En las clases de Derecho Constitucional enseñamos que, en materia legislativa, la cláusula general de competencia reside en el Congreso, lo que significa que, si en algunas hipótesis -definidas por la Constitución- legisla el Presidente de la República, éste goza apenas de una comisión excepcional, y la debe cumplir dentro de los estrechos y exigentes linderos de la norma que lo habilita.
Así está previsto en la Carta de 1991: la función de hacer las leyes se radica en ese órgano, cuyos miembros son escogidos por voto popular.
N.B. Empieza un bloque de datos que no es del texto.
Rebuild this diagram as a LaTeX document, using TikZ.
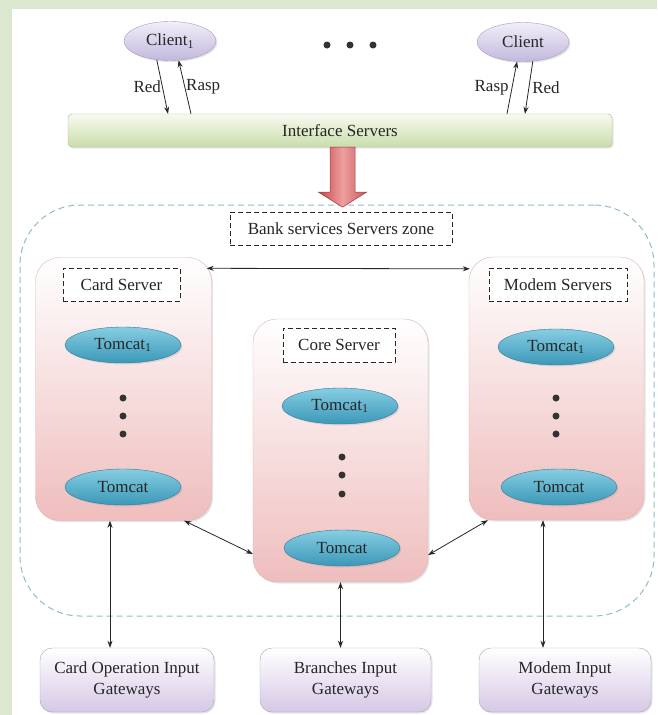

Por tanto, cuando quiera que en la Constitución se hable de "la ley", o de “las leyes”, o del “legislador”, a menos que se disponga expresamente otra cosa, se entenderá que se habla de leyes en sentido formal y orgánico, expedidas por el Congreso.
En casos excepcionales, como ocurre con los previstos en los artículos 150, numeral 10, 212, 213, 215 y 241 de la Constitución, el Presidente puede quedar extraordinariamente investido de facultades para expedir decretos con fuerza de ley, pero, como el poder de legislar no le compete, en los aludidos eventos el poder presidencial no se extiende a sustituir al Congreso, ni se trata de una investidura legislativa general, amplia, indefinida o implícita, sino que sus atribuciones están clara y precisamente delimitadas por la misma Constitución, y en el caso de las facultades extraordinarias, por la ley habilitante.
El artículo 2 del Acto Legislativo 01 de 2016 otorgó al Presidente facultades extraordinarias. Fueron, pues, unas facultades de origen constitucional y no simplemente legal. Sin embargo, mediante esa norma no se abrogó el postulado de la cláusula general de competencia, y por tanto, las atribuciones excepcionales de las que se trató tenían por objeto específico y estricto la implementación de lo expresamente pactado entre el Gobierno y las Farc en el Acuerdo de Paz del 24 de noviembre de 2016. Nada menos, pero -con arreglo a la Constitución- nada más.
De modo que esa habilitación legislativa, que ya venció -era de 180 días- no debía ser entendida como investidura legislativa general, ni como poder omnímodo. Por el contrario, se estaba ante un ejercicio de poder relativo, restringido y doblemente controlado: por el Congreso en lo político y por la Corte Constitucional en lo jurídico. Un entendimiento abierto, permisivo o complaciente acerca del alcance de esas atribuciones llevaría necesariamente a un desbarajuste de la estructura constitucional de la República.
De allí que la Corte Constitucional, cuando examinó el precepto habilitante, haya sido enfática en afirmar su carácter delimitado y circunscrito a la materia en él enunciada. Lo que se espera, entonces, es que mantenga ese acertado criterio al estudiar, en ejercicio del control automático de constitucionalidad, el cúmulo de decretos leyes que lo desarrollan y que han sido llevados a su conocimiento.
Así que, frente a las muchas y extensas disposiciones expedidas por el Presidente cuando ya expiraban las facultades extraordinarias que tuvo por seis meses, no podemos menos de recordar que el Gobierno carecía en ese momento, como carece hoy, de facultades indefinidas y de poder legislativo para sustituir al Congreso. Y confiar en fallos imparciales y estrictos, que -sabemos- habrá de proferir la Corte Constitucional.